## Given exercise:
The entries below need to be written out exactly, with no pictures included.

## Supplied material:

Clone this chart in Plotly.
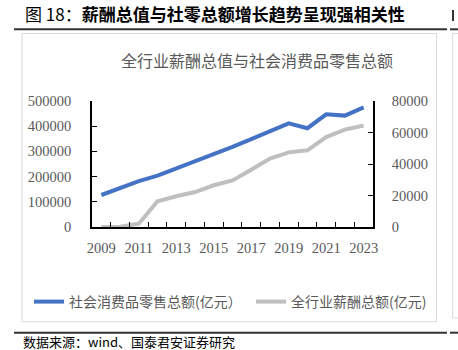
import plotly.graph_objects as go

years = list(range(2009, 2024))
retail_sales = [127000, 154000, 182000, 204000, 232000, 259000, 288000, 318000,
                349000, 378000, 411000, 392000, 447000, 442000, 475000]
total_wages = [0, 200, 2100, 16300, 19500, 22200, 26500, 29600,
               36400, 43400, 47400, 48700, 57100, 61800, 64400]
label_years = [2009, 2011, 2013, 2015, 2017, 2019, 2021, 2023]
boundary_ticks = [y + 0.5 for y in years[:-1]]

name_retail = "社会消费品零售总额(亿元）"
name_wages = "全行业薪酬总额(亿元)"

W, H = 458, 350
ML, MR, MT, MB = 92, 85, 101, 123
PW, PH = W - ML - MR, H - MT - MB


def px(x):
    return (x - ML) / PW


def py(y):
    return (H - MB - y) / PH


SERIF = "Liberation Serif, DejaVu Serif, serif"
SANS = "Noto Sans CJK SC"
GRAY = "#595959"

fig = go.Figure()
fig.add_trace(go.Scatter(x=years, y=retail_sales, name=name_retail, mode="lines",
                         line=dict(color="#4472C4", width=4), yaxis="y",
                         legend="legend"))
fig.add_trace(go.Scatter(x=years, y=total_wages, name=name_wages, mode="lines",
                         line=dict(color="#BFBFBF", width=4), yaxis="y2",
                         legend="legend2"))
fig.add_trace(go.Scatter(x=[], y=[], xaxis="x2", yaxis="y", showlegend=False,
                         hoverinfo="skip"))

axis_common = dict(showgrid=False, zeroline=False, showline=True, linecolor="black",
                   linewidth=1.5, ticks="inside", ticklen=5, tickcolor="black",
                   tickwidth=1, tickfont=dict(family=SERIF, size=14.5, color=GRAY))

legend_common = dict(orientation="h", yanchor="middle", xanchor="left",
                     font=dict(family=SANS, size=14, color=GRAY),
                     bgcolor="rgba(0,0,0,0)", itemwidth=30)

fig.update_layout(
    width=W, height=H,
    margin=dict(l=ML, r=MR, t=MT, b=MB, pad=0),
    paper_bgcolor="white", plot_bgcolor="white",
    title=dict(text="图 18：<b>薪酬总值与社零总额增长趋势呈现强相关性</b>",
               xref="container", yref="container", x=25 / W, y=1 - 15 / H,
               xanchor="left", yanchor="middle",
               font=dict(family=SANS, size=17, color="black")),
    xaxis=dict(range=[2008.5, 2023.5], tickmode="array", tickvals=label_years,
               ticktext=[str(v) for v in label_years], showgrid=False, zeroline=False,
               showline=True, linecolor="black", linewidth=1.5, ticks="",
               ticklabelstandoff=7,
               tickfont=dict(family=SERIF, size=14.5, color=GRAY)),
    xaxis2=dict(range=[2008.5, 2023.5], overlaying="x", anchor="y", side="bottom",
                tickmode="array", tickvals=boundary_ticks, showticklabels=False,
                showgrid=False, zeroline=False, showline=False, ticks="inside",
                ticklen=5, tickcolor="black", tickwidth=1),
    yaxis=dict(range=[0, 500000], dtick=100000, tickformat="d", side="left",
               ticklabelstandoff=16, **axis_common),
    yaxis2=dict(range=[0, 80000], dtick=20000, tickformat="d", side="right",
                overlaying="y", ticklabelstandoff=14, **axis_common),
    legend=dict(x=px(29), y=py(302), **legend_common),
    legend2=dict(x=px(251), y=py(302), **legend_common),
    showlegend=True,
)

shapes = [
    dict(type="rect", xref="paper", yref="paper", x0=px(22), x1=px(436.5),
         y0=py(33.5), y1=py(321.7), line=dict(color="#D9D9D9", width=1),
         fillcolor="rgba(0,0,0,0)", layer="below"),
    dict(type="line", xref="paper", yref="paper", x0=px(14), x1=px(447),
         y0=py(29.3), y1=py(29.3), line=dict(color="#333333", width=2)),
    dict(type="line", xref="paper", yref="paper", x0=px(14), x1=px(447),
         y0=py(332.7), y1=py(332.7), line=dict(color="#333333", width=2)),
    # neighbouring column fragments at the right edge
    dict(type="line", xref="paper", yref="paper", x0=px(450), x1=px(460),
         y0=py(29.3), y1=py(29.3), line=dict(color="#333333", width=2)),
    dict(type="line", xref="paper", yref="paper", x0=px(450), x1=px(460),
         y0=py(332.7), y1=py(332.7), line=dict(color="#333333", width=2)),
    dict(type="line", xref="paper", yref="paper", x0=px(452.7), x1=px(452.7),
         y0=py(33.5), y1=py(318), line=dict(color="#D9D9D9", width=1)),
    dict(type="line", xref="paper", yref="paper", x0=px(452.7), x1=px(460),
         y0=py(33.5), y1=py(33.5), line=dict(color="#D9D9D9", width=1)),
    dict(type="line", xref="paper", yref="paper", x0=px(452.7), x1=px(460),
         y0=py(318), y1=py(318), line=dict(color="#D9D9D9", width=1)),
    dict(type="rect", xref="paper", yref="paper", x0=px(452), x1=px(454),
         y0=py(21), y1=py(10), line=dict(width=0), fillcolor="#333333"),
]
fig.update_layout(shapes=shapes)

fig.add_annotation(text="全行业薪酬总值与社会消费品零售总额", xref="paper", yref="paper",
                   x=px(256.7), y=py(60), xanchor="center", yanchor="middle",
                   showarrow=False, font=dict(family=SANS, size=16, color=GRAY))
fig.add_annotation(text="数据来源：wind、国泰君安证券研究", xref="paper", yref="paper",
                   x=px(21), y=py(341.5), xanchor="left", yanchor="middle",
                   showarrow=False, font=dict(family=SANS, size=13, color="black"))

fig.write_html("out.html")
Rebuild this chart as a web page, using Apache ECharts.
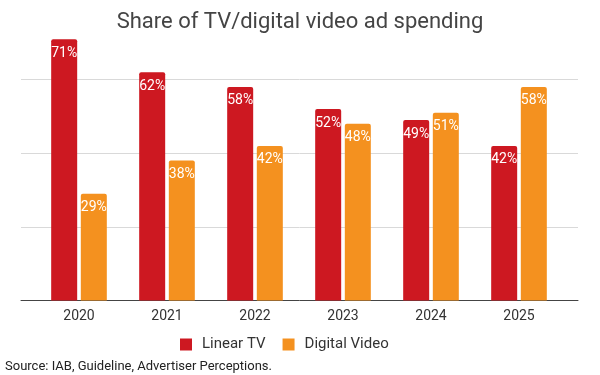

## Answer to the exercise:
Clone this chart in Plotly.
import plotly.graph_objects as go

years = list(range(2009, 2024))
retail_sales = [127000, 154000, 182000, 204000, 232000, 259000, 288000, 318000,
                349000, 378000, 411000, 392000, 447000, 442000, 475000]
total_wages = [0, 200, 2100, 16300, 19500, 22200, 26500, 29600,
               36400, 43400, 47400, 48700, 57100, 61800, 64400]
label_years = [2009, 2011, 2013, 2015, 2017, 2019, 2021, 2023]
boundary_ticks = [y + 0.5 for y in years[:-1]]

name_retail = "社会消费品零售总额(亿元）"
name_wages = "全行业薪酬总额(亿元)"

W, H = 458, 350
ML, MR, MT, MB = 92, 85, 101, 123
PW, PH = W - ML - MR, H - MT - MB


def px(x):
    return (x - ML) / PW


def py(y):
    return (H - MB - y) / PH


SERIF = "Liberation Serif, DejaVu Serif, serif"
SANS = "Noto Sans CJK SC"
GRAY = "#595959"

fig = go.Figure()
fig.add_trace(go.Scatter(x=years, y=retail_sales, name=name_retail, mode="lines",
                         line=dict(color="#4472C4", width=4), yaxis="y",
                         legend="legend"))
fig.add_trace(go.Scatter(x=years, y=total_wages, name=name_wages, mode="lines",
                         line=dict(color="#BFBFBF", width=4), yaxis="y2",
                         legend="legend2"))
fig.add_trace(go.Scatter(x=[], y=[], xaxis="x2", yaxis="y", showlegend=False,
                         hoverinfo="skip"))

axis_common = dict(showgrid=False, zeroline=False, showline=True, linecolor="black",
                   linewidth=1.5, ticks="inside", ticklen=5, tickcolor="black",
                   tickwidth=1, tickfont=dict(family=SERIF, size=14.5, color=GRAY))

legend_common = dict(orientation="h", yanchor="middle", xanchor="left",
                     font=dict(family=SANS, size=14, color=GRAY),
                     bgcolor="rgba(0,0,0,0)", itemwidth=30)

fig.update_layout(
    width=W, height=H,
    margin=dict(l=ML, r=MR, t=MT, b=MB, pad=0),
    paper_bgcolor="white", plot_bgcolor="white",
    title=dict(text="图 18：<b>薪酬总值与社零总额增长趋势呈现强相关性</b>",
               xref="container", yref="container", x=25 / W, y=1 - 15 / H,
               xanchor="left", yanchor="middle",
               font=dict(family=SANS, size=17, color="black")),
    xaxis=dict(range=[2008.5, 2023.5], tickmode="array", tickvals=label_years,
               ticktext=[str(v) for v in label_years], showgrid=False, zeroline=False,
               showline=True, linecolor="black", linewidth=1.5, ticks="",
               ticklabelstandoff=7,
               tickfont=dict(family=SERIF, size=14.5, color=GRAY)),
    xaxis2=dict(range=[2008.5, 2023.5], overlaying="x", anchor="y", side="bottom",
                tickmode="array", tickvals=boundary_ticks, showticklabels=False,
                showgrid=False, zeroline=False, showline=False, ticks="inside",
                ticklen=5, tickcolor="black", tickwidth=1),
    yaxis=dict(range=[0, 500000], dtick=100000, tickformat="d", side="left",
               ticklabelstandoff=16, **axis_common),
    yaxis2=dict(range=[0, 80000], dtick=20000, tickformat="d", side="right",
                overlaying="y", ticklabelstandoff=14, **axis_common),
    legend=dict(x=px(29), y=py(302), **legend_common),
    legend2=dict(x=px(251), y=py(302), **legend_common),
    showlegend=True,
)

shapes = [
    dict(type="rect", xref="paper", yref="paper", x0=px(22), x1=px(436.5),
         y0=py(33.5), y1=py(321.7), line=dict(color="#D9D9D9", width=1),
         fillcolor="rgba(0,0,0,0)", layer="below"),
    dict(type="line", xref="paper", yref="paper", x0=px(14), x1=px(447),
         y0=py(29.3), y1=py(29.3), line=dict(color="#333333", width=2)),
    dict(type="line", xref="paper", yref="paper", x0=px(14), x1=px(447),
         y0=py(332.7), y1=py(332.7), line=dict(color="#333333", width=2)),
    # neighbouring column fragments at the right edge
    dict(type="line", xref="paper", yref="paper", x0=px(450), x1=px(460),
         y0=py(29.3), y1=py(29.3), line=dict(color="#333333", width=2)),
    dict(type="line", xref="paper", yref="paper", x0=px(450), x1=px(460),
         y0=py(332.7), y1=py(332.7), line=dict(color="#333333", width=2)),
    dict(type="line", xref="paper", yref="paper", x0=px(452.7), x1=px(452.7),
         y0=py(33.5), y1=py(318), line=dict(color="#D9D9D9", width=1)),
    dict(type="line", xref="paper", yref="paper", x0=px(452.7), x1=px(460),
         y0=py(33.5), y1=py(33.5), line=dict(color="#D9D9D9", width=1)),
    dict(type="line", xref="paper", yref="paper", x0=px(452.7), x1=px(460),
         y0=py(318), y1=py(318), line=dict(color="#D9D9D9", width=1)),
    dict(type="rect", xref="paper", yref="paper", x0=px(452), x1=px(454),
         y0=py(21), y1=py(10), line=dict(width=0), fillcolor="#333333"),
]
fig.update_layout(shapes=shapes)

fig.add_annotation(text="全行业薪酬总值与社会消费品零售总额", xref="paper", yref="paper",
                   x=px(256.7), y=py(60), xanchor="center", yanchor="middle",
                   showarrow=False, font=dict(family=SANS, size=16, color=GRAY))
fig.add_annotation(text="数据来源：wind、国泰君安证券研究", xref="paper", yref="paper",
                   x=px(21), y=py(341.5), xanchor="left", yanchor="middle",
                   showarrow=False, font=dict(family=SANS, size=13, color="black"))

fig.write_html("out.html")
Rebuild this chart as a web page, using Apache ECharts.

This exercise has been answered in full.